Has free entry widened access to museums?
6 September, 2010 - 17:27 -- Full Fact team

The introduction of free entry to national museums and galleries has percipitated a sharp rise in visitor numbers. But some have claimed that the policy has failed to widen the social appeal of these institutions amongst lower income groups. What does the evidence say?
There is little doubt that since national museums dropped entrance fees in December 2001, there has been a marked increase in visitor numbers.
According to the Department for Culture, Media and Sport (DCMS), since 2001 there has been a 128 per cent increase in the numbers passing through the doors of museums and galleries that used to charge entrance fees.
However does this mean the policy has been a success?
The Claim
Not according to some campaigners seeking to return admission fees to these institutions. One such individual, Ashford Price of the National Showcaves Centre for Wales, told Radio 4’s Today programme that the policy had failed in its stated mission to increase the number of people visiting museums from lower income groups.
He said: “Ipsos MORI research…still reports that the majority of visitors going to museums are the As, Bs and C1s [income groups] who can well afford to pay the costs.”
However how solid is the research in this area?
Analysis
Full Fact contacted Ipsos MORI to find out more, and a spokesperson pointed us towards their 2003 report ‘The Impact of Free Entry to Museums’.
Whilst the report does note that “the profile of a typical 'population' of museum or gallery visitors has remained relatively stable, and firmly biased in favour of the 'traditional' visitor groups,” there are still a number of reasons to be cautious about drawing too many conclusions from this document.
Firstly, the age of the data gives some cause for concern, and not only because it is now seven years old. A Culture, Media and Sport Committee report of the same year argued that it was “too early to draw firm conclusions about the impact of free admissions.”
As the Ipsos MORI report notes, awareness of the change to entry pricing had permeated to relatively few visitors within the first year and a half of the scheme’s operation. Only 15 per cent of those surveyed were aware of the change and visited museums and galleries more frequently as a result, with some 40 per cent recording that they were unaware of the free admissions policy.
However even within this limited timeframe, the picture that emerges from the available evidence is much more mixed than Mr Price’s statement seemingly acknowledges.
For example, the Culture, Media and Sports Committee report argues that “the evidence suggests that the growth in visits to sponsored institutions by the C2, D and E socio-economic groups between April 1998 and March 2002 outpaced the significant growth in the number of visits overall.”
Partly, this is a fact borne out by the Ipsos MORI survey.
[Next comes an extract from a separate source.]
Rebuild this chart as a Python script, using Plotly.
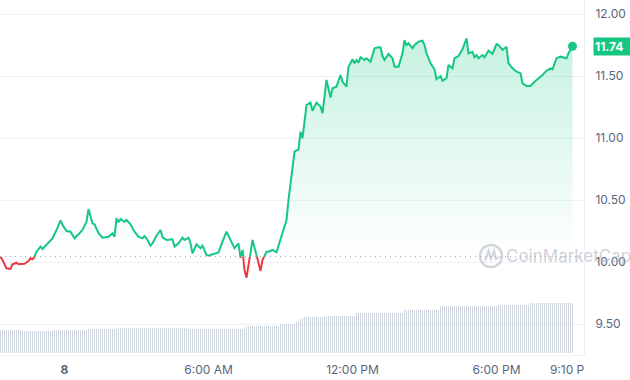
import pandas as pd
import plotly.graph_objects as go

# ---------------- data ----------------
DAY = pd.Timestamp("2024-03-08")          # midnight of day "8"
OPEN_PRICE = 10.043                        # opening price (dotted baseline)
LAST_PRICE = 11.74

# minutes relative to midnight of day 8
minutes = [
    -160, -155, -145, -135, -130, -120, -115, -105, -100, -90, -85, -80, -75, -70,
    -60, -55, -45, -30, -20, -10, -5, 5, 15, 25, 35, 45, 55, 60, 70, 75, 85, 95,
    110, 120, 125, 130, 135, 140, 150, 155, 165, 175, 185, 195, 200, 205, 215, 220,
    230, 240, 245, 255, 270, 275, 285, 295, 300, 310, 315, 320, 330, 340, 345, 355,
    360, 370, 385, 395, 405, 415, 425, 435, 440, 445, 450, 455, 460, 470, 480, 485,
    490, 495, 505, 510, 520, 530, 540, 545, 555, 560, 570, 575, 585, 590, 595, 605,
    615, 620, 630, 640, 645, 655, 665, 670, 680, 690, 695, 705, 710, 720, 725, 730,
    735, 740, 750, 755, 765, 775, 785, 790, 795, 800, 810, 820, 825, 835, 845, 850,
    855, 860, 870, 875, 885, 895, 900, 905, 915, 925, 930, 940, 945, 955, 960, 970,
    975, 985, 995, 1005, 1010, 1020, 1025, 1030, 1035, 1045, 1050, 1060, 1070, 1080,
    1085, 1095, 1105, 1110, 1120, 1130, 1140, 1145, 1155, 1165, 1175, 1180, 1190,
    1195, 1205, 1215, 1220, 1230, 1240, 1245, 1255, 1260, 1270,
]
prices = [
    10.043, 10.016, 9.949, 9.944, 9.982, 9.994, 9.982, 9.984, 9.986, 10.008, 10.030,
    10.022, 10.043, 10.083, 10.124, 10.105, 10.137, 10.191, 10.258, 10.336, 10.299,
    10.250, 10.244, 10.191, 10.224, 10.258, 10.325, 10.427, 10.312, 10.304, 10.232,
    10.196, 10.204, 10.232, 10.204, 10.353, 10.320, 10.345, 10.325, 10.339, 10.304,
    10.244, 10.204, 10.191, 10.210, 10.191, 10.132, 10.151, 10.212, 10.258, 10.199,
    10.178, 10.183, 10.124, 10.151, 10.196, 10.178, 10.196, 10.151, 10.070, 10.143,
    10.111, 10.132, 10.057, 10.051, 10.062, 10.078, 10.164, 10.244, 10.178, 10.111,
    10.151, 10.035, 10.097, 9.936, 9.874, 9.962, 10.178, 10.057, 10.003, 9.928,
    10.016, 10.083, 10.083, 10.097, 10.078, 10.191, 10.244, 10.339, 10.500, 10.742,
    10.890, 10.909, 11.051, 10.998, 11.266, 11.285, 11.220, 11.285, 11.253, 11.199,
    11.468, 11.327, 11.401, 11.414, 11.508, 11.454, 11.414, 11.575, 11.635, 11.603,
    11.629, 11.607, 11.651, 11.629, 11.643, 11.615, 11.724, 11.732, 11.732, 11.661,
    11.629, 11.678, 11.643, 11.575, 11.575, 11.683, 11.790, 11.750, 11.764, 11.724,
    11.750, 11.777, 11.785, 11.750, 11.683, 11.603, 11.554, 11.474, 11.500, 11.462,
    11.482, 11.589, 11.562, 11.643, 11.661, 11.715, 11.804, 11.683, 11.696, 11.651,
    11.669, 11.643, 11.669, 11.651, 11.704, 11.678, 11.758, 11.750, 11.710, 11.736,
    11.603, 11.562, 11.535, 11.522, 11.441, 11.420, 11.420, 11.454, 11.468, 11.490,
    11.508, 11.543, 11.562, 11.554, 11.643, 11.656, 11.651, 11.643, 11.683, 11.740,
]

# 24h volume (USD millions), one bar every 5 minutes from -160 min
VOL_START_MIN = -160
volume = [
    23, 23, 23, 23, 23, 23, 23, 23, 23, 23, 23,
    22, 22, 22, 22, 22, 22, 22, 22, 22, 22, 22, 22, 22, 22, 22,
    23, 23, 23, 23, 23, 23, 23, 23, 23, 23, 23, 23, 23, 23, 23, 23, 23, 23,
    24, 24, 24, 24, 24, 24, 24, 24, 24, 24, 24, 24, 24, 24, 24,
    25, 25, 25, 25, 25, 25, 25, 25, 25, 25, 25, 25, 25, 25, 25, 25, 25, 25,
    25, 25, 25, 25, 25, 25, 25, 25, 25, 25, 25, 25, 25, 25, 25, 25, 25,
    24, 24, 24, 24, 24, 24, 24, 24, 24, 24, 24, 24, 24, 24, 24, 24, 24, 24, 24,
    24.5, 24.5, 24.5, 24.5, 24.5, 24.5, 24.5, 24.5, 24.5, 24.5,
    27.5, 27.5, 27.5, 27.5, 27.5, 27.5, 27.5, 27.5, 27.5, 27.5, 27.5, 27.5, 27.5,
    27.5, 27.5, 27.5, 27.5,
    28.7, 28.7, 28.7, 28.7, 28.7, 28.7, 28.7, 28.7,
    31, 32.5, 34, 35,
    35.7, 35.7, 35.7, 35.7, 35.7, 35.7, 35.7, 35.7, 35.7, 35.7,
    37.3, 37.3, 37.3, 37.3, 37.3, 37.3, 37.3, 37.3, 37.3, 37.3, 37.3, 37.3, 37.3,
    37.3, 37.3, 37.3,
    40.5, 40.5, 40.5, 40.5, 40.5, 40.5, 40.5, 40.5, 40.5, 40.5, 40.5, 40.5, 40.5,
    40.5, 40.5, 40.5, 40.5, 40.5, 40.5, 40.5, 40.5, 40.5, 40.5, 40.5,
    42.7, 42.7, 42.7, 42.7, 42.7, 42.7, 42.7, 42.7, 42.7, 42.7, 42.7, 42.7, 42.7,
    42.7, 42.7, 42.7, 42.7, 42.7,
    47, 47, 47, 47, 47, 47, 47, 47, 47, 47, 47, 47, 47, 47, 47, 47, 47, 47, 47, 47,
    47, 47, 47, 47, 47, 47, 47, 47, 47,
    48, 48, 48, 48, 48, 48, 48, 48, 48, 48, 48, 48, 48, 48, 48, 48,
    50.5, 50.5, 50.5, 50.5, 50.5, 50.5, 50.5, 50.5, 50.5, 50.5, 50.5, 50.5, 50.5,
    50.5, 50.5, 50.5, 50.5, 50.5, 50.5, 50.5, 50.5, 50.5,
]

y_tick_vals = [9.5, 10.0, 10.5, 11.0, 11.5, 12.0]
x_tick_minutes = [0, 360, 720, 1080, 1270]
x_tick_text = ["<b>8</b>", "6:00 AM", "12:00 PM", "6:00 PM", "9:10 PM"]

# ---------------- styling / geometry ----------------
GREEN = "#16c784"
RED = "#ea3943"
GRID = "#eff2f5"
LABEL = "#58667e"
FONT = "Inter"

W, H = 630, 380
M_R, M_B = 46, 25
PW, PH = W - M_R, H - M_B
Y_MAX = 12.1129
Y_MIN = 9.25
X_START_MIN, X_END_MIN = -161.25, 1298.75

times = [DAY + pd.Timedelta(minutes=m) for m in minutes]
vol_times = [DAY + pd.Timedelta(minutes=VOL_START_MIN + 5 * i) for i in range(len(volume))]
split = (OPEN_PRICE - Y_MIN) / (Y_MAX - Y_MIN)
x_range = [DAY + pd.Timedelta(minutes=X_START_MIN), DAY + pd.Timedelta(minutes=X_END_MIN)]

def px(xp):
    return xp / PW

def py(yp):
    return 1 - yp / PH

fig = go.Figure()

# price line, upper half (green, with fading fill) - clipped at the opening price
fig.add_trace(go.Scatter(
    x=times, y=prices, xaxis="x", yaxis="y3", mode="lines",
    line=dict(color=GREEN, width=2),
    fill="tozeroy",
    fillgradient=dict(
        type="vertical",
        colorscale=[[0, "rgba(22,199,132,0)"], [1, "rgba(22,199,132,0.27)"]],
        start=OPEN_PRICE, stop=12.0,
    ),
    showlegend=False,
))

# price line, lower half (red) - clipped at the opening price
fig.add_trace(go.Scatter(
    x=times, y=prices, xaxis="x", yaxis="y4", mode="lines",
    line=dict(color=RED, width=2), showlegend=False,
))

# volume bars
fig.add_trace(go.Bar(
    x=vol_times, y=volume, xaxis="x", yaxis="y2",
    marker=dict(color="#cfd5df", line=dict(width=0)),
    width=150000, hoverinfo="skip", showlegend=False,
))

# last price dot
fig.add_trace(go.Scatter(
    x=[times[-1]], y=[prices[-1]], xaxis="x", yaxis="y", mode="markers",
    marker=dict(color=GREEN, size=9), showlegend=False, cliponaxis=False,
))

fig.update_layout(
    width=W, height=H,
    margin=dict(l=0, r=M_R, t=0, b=M_B, pad=0),
    paper_bgcolor="white", plot_bgcolor="rgba(0,0,0,0)",
    font=dict(family=FONT, color=LABEL, size=12),
    bargap=0,
    xaxis=dict(
        domain=[0, 1], anchor="y",
        range=x_range,
        tickvals=[DAY + pd.Timedelta(minutes=m) for m in x_tick_minutes],
        ticktext=x_tick_text,
        showgrid=False, zeroline=False,
        showline=True, linecolor=GRID, linewidth=1,
        ticks="", ticklabelstandoff=4,
        tickfont=dict(family=FONT, size=12, color=LABEL),
    ),
    yaxis=dict(
        domain=[0, 1], anchor="x", side="right",
        range=[Y_MIN, Y_MAX],
        tickvals=y_tick_vals, tickformat=".2f",
        showgrid=True, gridcolor=GRID, gridwidth=1, zeroline=False,
        showline=True, linecolor=GRID, linewidth=1,
        ticks="", ticklabelstandoff=8,
        tickfont=dict(family=FONT, size=12, color=LABEL),
    ),
    yaxis2=dict(overlaying="y", anchor="x", range=[-2, PH - 2], visible=False),
    yaxis3=dict(domain=[split, 1], anchor="x", range=[OPEN_PRICE, Y_MAX], visible=False),
    yaxis4=dict(domain=[0, split], anchor="x", range=[Y_MIN, OPEN_PRICE], visible=False),
    shapes=[
        dict(type="line", xref="paper", yref="paper", x0=0, x1=1, y0=split, y1=split,
             line=dict(color="#9aa3b2", width=1, dash="1px,4px"), layer="between"),
        # watermark logo
        dict(type="circle", xref="paper", yref="paper",
             x0=px(480), x1=px(502), y0=py(267), y1=py(245),
             line=dict(color="rgba(175,181,192,0.55)", width=2.5)),
        dict(type="path", xref="paper", yref="paper",
             path=(f"M {px(485)},{py(261)} L {px(488.5)},{py(251)} L {px(491)},{py(259)} "
                   f"L {px(494)},{py(251)} L {px(496)},{py(259)} L {px(499)},{py(257)}"),
             line=dict(color="rgba(175,181,192,0.55)", width=2.2)),
        # the last x label is cut at the plot edge
        dict(type="rect", xref="paper", yref="paper", x0=px(PW + 0.5), x1=1.2,
             y0=-0.1, y1=py(PH + 4), fillcolor="white", line=dict(width=0), layer="above"),
    ],
    annotations=[
        dict(text="CoinMarketCap", xref="paper", yref="paper", x=px(504), y=py(256),
             xanchor="left", yanchor="middle", showarrow=False,
             font=dict(family=FONT, size=17, color="rgba(165,172,184,0.55)")),
        dict(text=f"<b>{LAST_PRICE:.2f}</b>", xref="paper", yref="y", x=px(593), y=LAST_PRICE,
             xanchor="left", yanchor="middle", showarrow=False,
             bgcolor=GREEN, borderpad=1, width=40, height=15, align="left",
             font=dict(family=FONT, size=12, color="white")),
    ],
)

fig.write_html("out.html")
Whilst the39 per cent of C2s visiting museums in 2002 remained lower the 53 per cent of C1s and 62 per cent of ABs, the growth in visitors amongst this income group from 1999 - at 34.5 per cent – outstripped the growth in visitors amongst ABC1s (23.3 per cent).
Full Fact contacted DCMS to obtain more up-to-date figures on museum and gallery visitor numbers, and the data provided seems to suggest that this narrowing of the gap between high- and low-income groups has continued since 2003.
According to the Department’s ‘Taking Part’ annual report, in 2005/6 51.9 per cent of those from the higher socio-economic groups had visited a museum within the past year and 28.3 per cent had done likewise from lower income groups. In 2009/10 this had risen to 55.7 per cent and 33.5 per cent respectively.
There was therefore an 18.4 per cent growth amongst low income visitors compared to a 7.3 per cent rise in higher income groups.
Conclusion
So whilst the Ipsos MORI research cited by Mr Price does indeed cast doubt on the success of the free admissions policy in widening access to museums and galleries, subsequent data seems to suggest an improvement in this area.